Prior to embarking upon our study of the American Glass Industry it strikes me that a short discussion of the history of glassmaking itself would be a proper manner in which to give our study context. Originating in Mesopotamia (modern day Syria and Iraq) around 1550 BC, glassmaking continued on a significant scale through the reign of the Pharaohs. Recent excavations in Egypt show evidence of notable glass production at Piramesses dating to 1250 BC. Archaeologists' findings indicate that the glassmaking process at this time began with the heating of pulverized quartz and plant ash within ceramic containers. The resulting product was then crushed and reheated at a higher temperature, forming ingots that were then shipped to fabricators across the Mediterranean. The ingots were then reworked, marvered and "hollowed out" to form small jars and bottles. Naturally, these were luxury items, as the process was time-consuming, tedious, and quite dangerous.

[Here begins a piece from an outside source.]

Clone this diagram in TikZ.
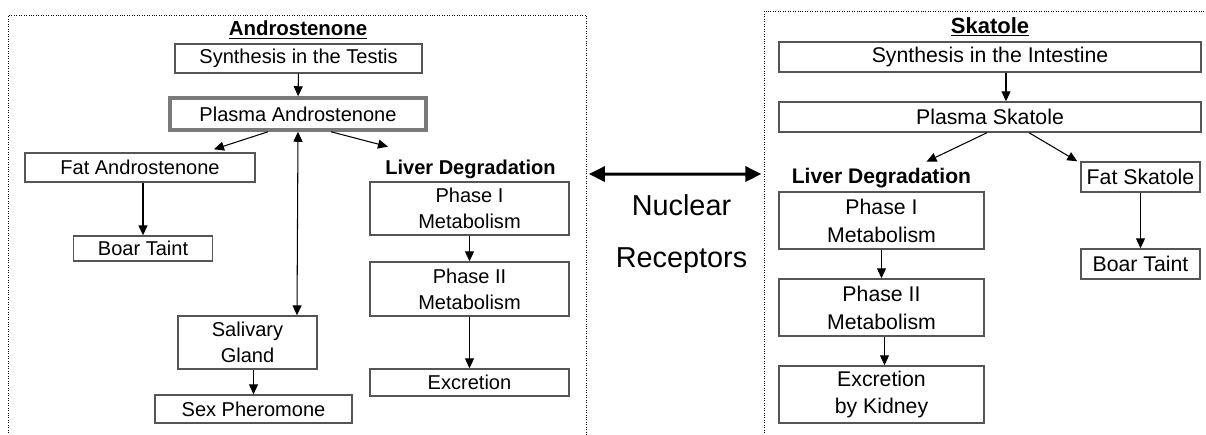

It was not until the end of the Roman Empire that the next great step in glassmaking was made and that was the introduction of the blowpipe. Due at least in part to the creation of larger furnaces and crucibles (and thereby larger batches of molten glass), the invention of the blowpipe greatly expanded the vocabulary of the glassblower. By dipping the end of the pipe into the batch of metal the glassblower could easily and quickly (comparatively) create vessels of any desired size, shape and capacity by blowing, inflating and expanding the gather of glass at the end of his rod. And, with the use of shallow "dip molds", "piece molds" and "pattern molds", these glassblowers were able to give their products rough shape and some low-relief decoration. Although some minor changes did occur along the way, this is the general technique that would be used by glassblowers until the last quarter of the Nineteenth century. Within a century of its arrival to the glassblowers' lexicon, the blowpipe had enabled glass bottles to become the most popular utilitarian vessel, as evidenced by the great numbers of bottles and jars found in the ruins of Pompeii. In fact, as Helen McKearin asserts, "in the heyday of the Roman Empire, (glass) bottles and jars were in more common usage than at any period before the 19th century."
As the Roman Empire was shattered
in the 4th century glassmaking withered and it is believed that
the craft nearly died, with continuous production (possibly) occurring
only in the Low Countries, France and (perhaps) Italy. It is
believed that glassmaking's revival was nourished by the church
and that the art was practiced mainly within monasteries throughout
the 9th, 10th and 11th centuries. As would occur in the United
States nearly 8 centuries later, it was the birth of a European
Middle Class and their resulting demands for utilitarian vessels
that gradually increased the role of glassblowing from the 12th
through the 15th centuries. As with all fields of science, art
and literature, it was the Renaissance that brought about glassblowing's
reawakening in response to the needs and desires of the masses.
By the 17th century, glass bottles had become the customary vessel
for serving beverages across Europe, including the thick walled
"shaft and globe" bottles that first appeared in England
between 1630 and 1650. Bottles of this type have been found in
significant enough numbers in Connecticut and Rhode Island Indian
graves to show with certainty that English made black glass bottles
were brought to the colonies and used by the colonists not only
within their own homes, but also as a means of trade. For the
next one hundred or one hundred and fifty years, England was the
natural source of bottles for the colonists, although some wines
and spirits from Greater Europe arrived on American shores packaged
in European vessels. The antecedents of the American Glass Industry
then, can be found in the forms and techniques used both in England
and across Europe, especially in Germany.